La estabilidad, entendida como dogma, es una rampa para la decadencia y otros abismos

La reapertura de la catedral de Notre Dame en París estaba diseñada para ser un evento a mayor gloria del presidente francés, Emmanuel Macron. Sin embargo, la inauguración le ha pillado en mitad de una crisis política de gran calado. El pasado miércoles el primer ministro, Michel Barnier, cayó destituido por una moción impulsada por el Nuevo Frente Popular que obtuvo el apoyo incluso de la ultraderecha de Marine Le Pen, con la que Macron había concertado. Eran necesarios 288 votos para tumbar a Barnier y la moción cosechó 331.

Una enmienda total a la política de Macron. Tras no salirle como quería su maniobra de adelantar las elecciones legislativas, a la que la izquierda respondió con un rápido y eficaz frente amplio, renegó del mandato democrático que indicaba claramente que correspondía elegir un primer ministro de izquierdas e impuso a Barnier apoyado en la ultraderecha.

Aquellas maniobras se le han vuelto en contra y ahora las miradas están puestas sobre el propio Macron. En vez de dimitir o de asumir su error y abrir negociaciones para formar un Gobierno liderado por alguna de las candidatas y candidatos propuestos por el Nuevo Frente Popular, intenta generar un cisma en ese movimiento que surgió para parar a la ultraderecha. Un objetivo con el que Macron decía comulgar, pero que deja de lado para mantenerse en el poder e inhibir toda opción de gobierno progresista.

La nueva jugada es de manual: en nombre de un «nuevo arco republicano» excluye de las conversaciones a lo que él define como extremos a izquierda y derecha, e intenta que el Partido Socialista rompa con el Frente Popular. Apela a la historia de traiciones al pueblo de izquierdas por parte del Partido Socialista, de la mano del que Macron entró en política.  

Patrimonio universal y legado político

En perspectiva histórica, bajo el dogma de la estabilidad y con su visión patrimonialista del poder institucional, con sus políticas neoliberales supeditadas a los intereses de una minoría, el mal llamado centro-derecha ha aumentado las desigualdades y las injusticias a la vez que promovía una agenda autoritaria y retrógrada. Deteriorando las condiciones de vida de amplios sectores de la sociedad y criminalizando a las fuerzas de izquierda, ha alimentado a una ultraderecha que hasta ahora le era funcional para retener el poder. Ahora, en la disyuntiva de revertir sus políticas en favor de las mayorías o de concertar con los totalitarios, siguen eligiendo lo segundo.
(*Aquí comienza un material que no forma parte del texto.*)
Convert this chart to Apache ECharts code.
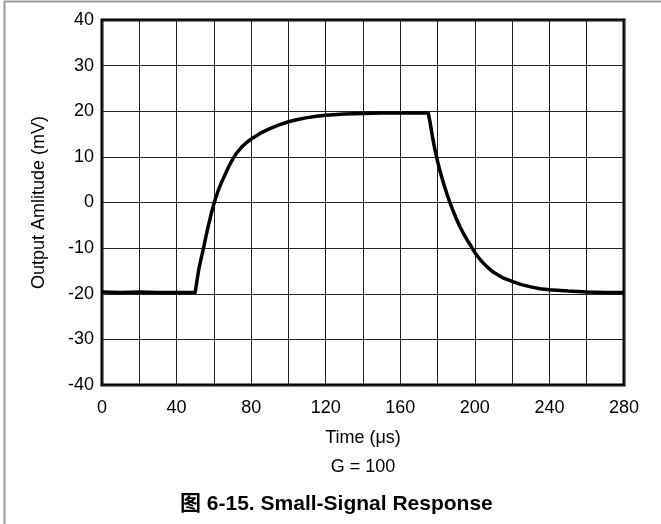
<!DOCTYPE html>
<html>
<head>
<meta charset="utf-8">
<script src="https://cdn.jsdelivr.net/npm/echarts@6/dist/echarts.min.js"></script>
<style>
html,body{margin:0;padding:0;background:#fff;}
#c{width:661px;height:524px;}
</style>
</head>
<body>
<div id="c"></div>
<script>
// Time (µs)
const timeUs = [0, 10, 20, 30, 40, 50,
  51, 52, 53, 54, 55, 56, 57, 58, 59, 60, 61, 62, 63, 64, 66, 68, 70, 72, 75, 78, 80, 85, 90, 95, 100, 105, 110, 115, 120, 130, 140, 150, 160, 170, 175,
  176, 177, 178, 179, 180, 181, 182, 183, 184, 185, 186, 187, 188, 190, 192, 194, 196, 198, 200, 203, 206, 210, 215, 220, 225, 230, 235, 240, 250, 260, 270, 280];
// Output amplitude (mV)
const outputMv = [-19.6, -19.7, -19.6, -19.7, -19.7, -19.7,
  -17.0, -14.5, -12.6, -10.8, -8.9, -7.0, -5.2, -3.5, -1.8, -0.3, 1.0, 2.2, 3.3, 4.3, 6.1, 7.9, 9.4, 10.7, 12.2, 13.3, 13.9, 15.2, 16.2, 17.0, 17.7, 18.2, 18.6, 18.9, 19.1, 19.4, 19.5, 19.6, 19.6, 19.6, 19.6,
  17.5, 15.0, 12.8, 10.8, 9.0, 7.4, 5.9, 4.5, 3.2, 1.9, 0.7, -0.4, -1.5, -3.5, -5.3, -6.9, -8.3, -9.6, -11.0, -12.6, -13.9, -15.3, -16.5, -17.3, -18.0, -18.5, -18.9, -19.1, -19.4, -19.6, -19.7, -19.7];
const xTickLabels = ['0', '40', '80', '120', '160', '200', '240', '280'];
const yTickLabels = ['-40', '-30', '-20', '-10', '0', '10', '20', '30', '40'];
const xTitle = 'Time (\u03bcs)';
const yTitle = 'Output Amlitude (mV)';
const note = 'G = 100';
const caption = '\u56fe 6-15. Small-Signal Response';

const FONT = "Arial, 'Liberation Sans', 'Noto Sans CJK SC', sans-serif";
const chart = echarts.init(document.getElementById('c'), null, {renderer: 'canvas'});
const pts = timeUs.map((t, i) => [t, outputMv[i]]);

chart.setOption({
  animation: false,
  backgroundColor: '#fff',
  grid: {left: 102, top: 20, width: 522, height: 365, show: true, borderColor: '#000', borderWidth: 3, backgroundColor: 'transparent'},
  xAxis: {
    type: 'value', min: 0, max: 280, interval: 20,
    name: xTitle, nameLocation: 'middle', nameGap: 44,
    nameTextStyle: {color: '#000', fontSize: 18, fontFamily: FONT},
    axisLine: {show: false}, axisTick: {show: false},
    axisLabel: {color: '#000', fontSize: 18, fontFamily: FONT, margin: 14,
      formatter: v => xTickLabels.includes(String(v)) ? String(v) : ''},
    splitLine: {show: true, lineStyle: {color: '#222', width: 1}}
  },
  yAxis: {
    type: 'value', min: -40, max: 40, interval: 10,
    name: yTitle, nameLocation: 'middle', nameGap: 54,
    nameTextStyle: {color: '#000', fontSize: 18, fontFamily: FONT},
    axisLine: {show: false}, axisTick: {show: false},
    axisLabel: {color: '#000', fontSize: 18, fontFamily: FONT, margin: 8,
      formatter: v => yTickLabels.includes(String(v)) ? String(v) : ''},
    splitLine: {show: true, lineStyle: {color: '#222', width: 1}}
  },
  series: [{
    type: 'line', data: pts, showSymbol: false, smooth: false,
    lineStyle: {color: '#000', width: 3.5, join: 'round'}, z: 5
  }],
  graphic: [
    {type: 'rect', shape: {x: 4.5, y: 1.5, width: 720, height: 600}, style: {fill: 'none', stroke: '#9a9a9a', lineWidth: 2}, silent: true},
    {type: 'text', x: 363, y: 467, style: {text: note, fill: '#000', font: '18px ' + FONT, textAlign: 'center', textVerticalAlign: 'middle'}},
    {type: 'text', x: 180, y: 504, style: {text: caption, fill: '#000', font: 'bold 21px ' + FONT, textAlign: 'left', textVerticalAlign: 'middle'}}
  ]
});
</script>
</body>
</html>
Los inventores del «ni de izquierdas ni de derechas» hablan ahora de «populismos de distinto signo», descuidados de la amenaza que sufren las democracias y las libertades no solo dentro de sus sistemas políticos, sino como conceptos. Creen que les van a sostener por lealtad de clase, pero la agenda autoritaria no piensa en pactar, planea suplantarles.

En esta fase histórica, estabilidad conjuga con estancamiento, en poco tiempo deriva en decadencia y decanta a la gente hacia el autoritarismo. Esta semana hay ejemplos en todos los continentes, pero a una parte la sociedad vasca le afecta directamente lo que está sucediendo en el Estado francés. La participación de militantes abertzales en el Nuevo Frente Popular es una muestra de cómo hay que entender la excepcionalidad del momento político. Y de cómo actuar.

En tan solo cinco años, gracias a donaciones provenientes de más de 150 países por un montante de 840 millones de euros, se ha reconstruido esa catedral que es patrimonio de la Humanidad. Ese legado es incompatible con homologar a las fuerzas que persiguen a las personas, a las comunidades y a los pueblos por sus identidades y por sus ideas. El lema que definió al Frente Popular antes y ahora, «No pasarán», es una promesa que hay que acertar a articular políticamente. Esa es la única alternativa estable.